“—¡Deshazte de él ahora mismo!” —dijo ella, refiriéndose a mi gato, con el que había vivido diez años.
Hacía poco, mi novia Nuria y yo habíamos decidido vivir juntos. Llevábamos saliendo casi ocho meses, todo iba sobre ruedas, y le propuse mudarse a mi piso en Madrid. Íbamos a formar un nido acogedor para tres: ella, yo y mi fiel compañero, el gato Peluso.
Peluso llevaba conmigo una década. Lo adopté al marcharme de casa de mis padres en Toledo. Era parte de mi vida. Juntos habíamos superado la soledad, los éxitos y los fracasos amorosos. Siempre me recibía en la puerta, dormía a mi lado y ronroneaba en los días difíciles. No solo lo quería; era mi familia.
Al principio, Nuria no parecía molesta. Incluso acariciaba a Peluso de vez en cuando, diciendo que era “majo”. Creí que habíamos tenido suerte: los tres viviríamos en armonía. Pero la alegría duró poco.
A las dos semanas, Nuria empezó con síntomas extraños: mocos constantes, ojos rojos, tos, dolores de cabeza. Le sugerí ir al médico. El diagnóstico cayó como un rayo: alergia al pelo de gato.
—¿Cómo? —pregunté confundido—. Si antes había estado con gatos, incluso jugaba con Peluso…

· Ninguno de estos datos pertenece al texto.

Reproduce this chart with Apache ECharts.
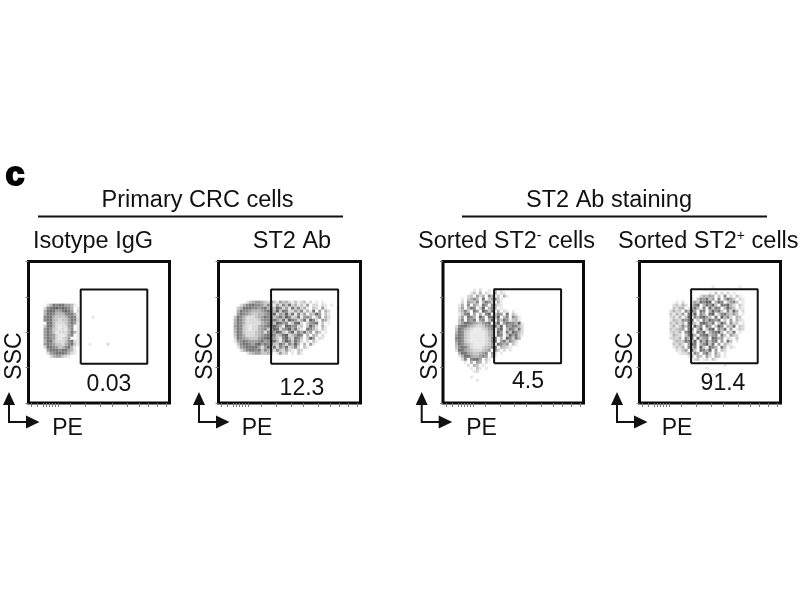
<!DOCTYPE html>
<html><head><meta charset="utf-8">
<script src="https://cdn.jsdelivr.net/npm/echarts@6/dist/echarts.min.js"></script>
<style>html,body{margin:0;background:#fff}#c{width:800px;height:600px;filter:blur(0.55px)}</style>
</head><body><div id="c"></div>
<script>
// Panel names and gate percentages
const panelNames = ['Isotype IgG', 'ST2 Ab', 'Sorted ST2- cells', 'Sorted ST2+ cells'];
const gateValues = ['0.03', '12.3', '4.5', '91.4'];
// Gates in axis units [x0, y0, x1, y1]
const gates = [[17.4,13,39.6,37.7],[17.4,13,39.6,37.7],[17.1,13.2,39.5,37.8],[17.2,13.2,39.4,37.8]];
// Density clouds: [first column, first row], then rows of darkness 1-9
const cloudStart = [[4,14],[5,13],[4,9],[10,10]];
const cloudIsotype = [
"  2476775541",
" 2678878764 1",
" 4787557875 2",
" 477644467741",
" 677433346761",
" 677432335762",
"  77422235751",
" 3774212256 1",
" 5763212146 1",
" 576312224741",
" 5765211256 1",
" 576521235  1",
" 477422236721",
" 576533246731",
" 27765346741",
"  5777677541",
"  2567776421",
"   2455321"
];
const cloudSt2 = [
"    13455432631534213123 2 1 1",
"  24677665364152637241315 22 21",
" 347776656747386251736241 32 51",
" 47665444567748376225361417 5 42",
" 57654334456782548371625 4385 31",
"37642223457683574862371564 36 42",
"4764222235668753738652471862 541",
"47642222245683875613782 3567 3 1",
"57632122456788641875623 3852 41",
"47632122456368725684731 7642 31",
"47632223452675873158264735 53 1",
"37642223456786347823576 4 43 2",
"27654333567875316842763 385 21",
"15676555675687415863752 2 31",
" 367765785768337526484 4 51",
" 156777752583726472362 31",
"  246776736452632521 32",
"    134553342 1523 1 31"
];
const cloudSorted1 = [
"      1 2  1 3 1",
"     13 4 21 4 21",
"    23 524 64 3 41",
"  1 3464 7 35631",
"  2 5436 4753 41",
" 14 6 53 75 6421",
" 25 476 38 463 1",
" 2463 75 8637 4 21 1",
" 1367 5 4 68 365 7 31",
" 25 764 85 7738 46 641",
" 36 657 56 48 63751341",
" 35776543567 48 5766481",
"2677543223567738 657642",
"3764321112356 68 476372",
"4763211111245 85 738642",
"5763211111245 76 385731",
"67632111112367 4 86374",
"57632111112367 573642",
"4764321111235 7645 31",
"36764211123467 4321",
"277543222345 63 2 1",
" 4775433456 52 1",
" 1477544565 41",
"  26 6775 31",
"   1 4 54 2",
"    2 43 1",
"     1 31 1",
"      12"
];
const cloudSorted2 = [
"             1 3 2 2 1",
"          24354 3 6 2 31",
"       1 365735 6 4753 21",
"  1 2  2537688 476 3563 1",
" 23142 368 47583 76842 31",
" 3244 1574 6 8376 4853 21",
"2423 6485 76 48573 6284 2",
"31425 738 64 78 3674353 1",
"2314 38 647853 7 8462 43",
"14326578 3 648657 3 5 421",
"32424 853 78647 385 623 1",
"2413637 846 75 386 437 32",
"32345 76 48 378 647 5 132",
"2324 683 758 46783 427 1",
"1432 3784 678356 73 532",
"2324 647 8356 8745 21 3",
" 24337638 748367 5 73 1",
" 3242 587 46837 5 421",
" 1324 646 83 764 73 21",
"  2135 73 7648 5 32",
"   1224 64 573 52 1",
"      13 43 52 43 1",
"        23 12 31"
];
const clouds = [cloudIsotype, cloudSt2, cloudSorted1, cloudSorted2];
// Isolated events: [column, row, darkness]
const strays = [
 [[26,27,2],[20,27,1],[21,18,1]],
 [[37,14,1],[39,15,1]],
 [[9,38,1],[11,39,1]],
 [[24,8,1],[33,8,1],[28,34,1],[22,35,1]]
];
// Logarithmic axis tick positions
const xTicks = [1,3,5,6,7,8,9,10,14,19,24,28,33,37,40,43,46];
const yTicks = [0,11.75,23.5,35.25,47];
// Colours for each darkness step
const greys = ['#fff','#e4e4e4','#cfcfcf','#b8b8b8','#a0a0a0','#868686','#6c6c6c','#525252','#3c3c3c','#262626'];

// Panel frames in page pixels
const frames = [[28.5,169.5],[218.5,360.5],[443,583.5],[639.5,780.5]];
const arrowX = [0,190,412.7,608];
const ink = '#111', frameInk = '#0a0a0a';
const font = '"Liberation Sans", Arial, sans-serif';

function points(i){
  const out = [];
  const [c0,r0] = cloudStart[i];
  clouds[i].forEach((row,r)=>{
    [...row].forEach((ch,c)=>{
      if(ch!==' ') out.push({value:[c0+c+0.5, 47-(r0+r)-0.5], itemStyle:{color:greys[+ch]}});
    });
  });
  strays[i].forEach(s=>out.push({value:[s[0]+0.5,47-s[1]-0.5],itemStyle:{color:greys[s[2]]}}));
  return out;
}
const grids=[],xAxes=[],yAxes=[],series=[];
frames.forEach((f,i)=>{
  grids.push({left:f[0],width:f[1]-f[0],top:261.5,height:141.5,show:true,borderColor:frameInk,borderWidth:3,backgroundColor:'transparent'});
  xAxes.push({gridIndex:i,type:'value',min:0,max:47,axisLine:{show:false},splitLine:{show:false},axisLabel:{show:false},
    axisTick:{show:true,customValues:xTicks,length:4,lineStyle:{color:'#777',width:1}}});
  yAxes.push({gridIndex:i,type:'value',min:0,max:47,axisLine:{show:false},splitLine:{show:false},axisLabel:{show:false},
    axisTick:{show:true,customValues:yTicks,length:3,lineStyle:{color:'#777',width:1}}});
  series.push({type:'scatter',xAxisIndex:i,yAxisIndex:i,symbol:'rect',symbolSize:3,silent:true,data:points(i),z:2});
  const g=gates[i];
  series.push({type:'line',xAxisIndex:i,yAxisIndex:i,symbol:'none',silent:true,z:5,
    lineStyle:{color:ink,width:2},
    data:[[g[0],g[1]],[g[2],g[1]],[g[2],g[3]],[g[0],g[3]],[g[0],g[1]]]});
});

const txt=(text,x,y,size,extra)=>Object.assign({type:'text',x:x,y:y,z:10,silent:true,
  style:Object.assign({text:text,font:`${size}px ${font}`,fill:ink,align:'center',verticalAlign:'middle'},extra||{})});
const sup={fill:ink,font:`14px ${font}`,verticalAlign:'top',lineHeight:26};
const norm={font:`23.5px ${font}`,fill:ink};
const graphic=[
  txt('c',15,175.5,34,{font:`900 34px ${font}`,fill:'#000',stroke:'#000',lineWidth:2}),
  txt('Primary CRC cells',197.5,201,23.5),
  txt('ST2 Ab staining',609,201,23.5),
  {type:'line',z:10,silent:true,shape:{x1:38,y1:216.5,x2:343,y2:216.5},style:{stroke:ink,lineWidth:2}},
  {type:'line',z:10,silent:true,shape:{x1:462,y1:216.5,x2:767,y2:216.5},style:{stroke:ink,lineWidth:2}},
  txt(panelNames[0],93,242,23.5),
  txt(panelNames[1],292,242,23.5),
  {type:'text',x:418,y:242,z:10,silent:true,style:{text:'{n|Sorted ST2}{s|-}{n| cells}',verticalAlign:'middle',rich:{n:norm,s:sup}}},
  {type:'text',x:618,y:242,z:10,silent:true,style:{text:'{n|Sorted ST2}{s|+}{n| cells}',verticalAlign:'middle',rich:{n:norm,s:sup}}},
  txt(gateValues[0],109,385,23),
  txt(gateValues[1],302,389,23),
  txt(gateValues[2],528,382,23),
  txt(gateValues[3],723,384,23)
];
[15,206,431,626].forEach(x=>{const t=txt('SSC',x,356,23);t.rotation=Math.PI/2;graphic.push(t);});
[67.5,257,481.5,677].forEach(x=>graphic.push(txt('PE',x,429,23)));
arrowX.forEach(dx=>{
  graphic.push({type:'polyline',z:10,silent:true,shape:{points:[[9+dx,402],[9+dx,422],[29+dx,422]]},style:{stroke:'#111',lineWidth:2,fill:'none'}});
  graphic.push({type:'polygon',z:10,silent:true,shape:{points:[[9+dx,392],[15+dx,405],[3+dx,405]]},style:{fill:'#111'}});
  graphic.push({type:'polygon',z:10,silent:true,shape:{points:[[39.5+dx,422],[26+dx,428.5],[26+dx,415.5]]},style:{fill:'#111'}});
});

const chart=echarts.init(document.getElementById('c'),null,{renderer:'canvas'});
chart.setOption({animation:false,backgroundColor:'#fff',grid:grids,xAxis:xAxes,yAxis:yAxes,series:series,graphic:graphic});
</script></body></html>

—Señor, las alergias son traicioneras. La exposición prolongada las agrava. Antes, el contacto era esporádico. Ahora vive con el alérgeno. La reacción podría empeorar —dijo el médico con gravedad.
Me sentí vacío. Dividido entre la razón y el dolor. Amaba a Nuria, pero ¿qué hacía con Peluso, el que siempre estuvo ahí cuando nadie más lo estaba?
De vuelta a casa, pensé en llevarlo temporalmente a mis padres. Estaba dispuesto a sacrificarme por la salud de Nuria. Pero, al cruzar la puerta, ella, sin quitarse el abrigo, soltó:
—¿Cuándo te vas a deshacer de él?
—¿”Deshacer”? —repetí aturdido—. Acabamos de llegar, hablemos…
—No hay nada que hablar —cortó fría—. Cada día me siento peor. ¿Quieres que me ahogue?
Me quedé helado. Por su tono, sus palabras. Habría aceptado un compromiso, pero lo de “deshacerte” me atravesó el pecho. No veía a Peluso como un ser vivo, sino como una molestia desechable.
—Si alguien se va, eres tú —dije en voz baja—. Peluso se queda. Y punto.
Nuria guardó silencio unos segundos, luego, sin decir nada, empezó a hacer maletas. En dos horas, no quedaba rastro de ella.
Al principio sentí vacío, pero luego vino un alivio extraño. Quien exige borrar una parte de tu vida no te ama de verdad. Podría haber buscado un arreglo, insistir en que se quedara. Pero ¿para qué? ¿Para vivir pendiente de sus “alergias”?
No me arrepiento. A veces, los animales son más leales que las personas. Esa noche, Peluso se acurrucó a mi lado mientras tomaba un té cargado y miraba por la ventana. Ronroneaba, como diciendo: “Estoy aquí. Todo irá bien”.
Y así será. La vida no acaba con un amor. Pero si alguien te pide que borres a quien siempre estuvo contigo, no es amor. Es egoísmo.
Ahora vuelvo a vivir solo con Peluso. Tal vez algún día llegue alguien que entienda: mi familia no soy solo yo. También es este viejo, sabio y peludo amigo.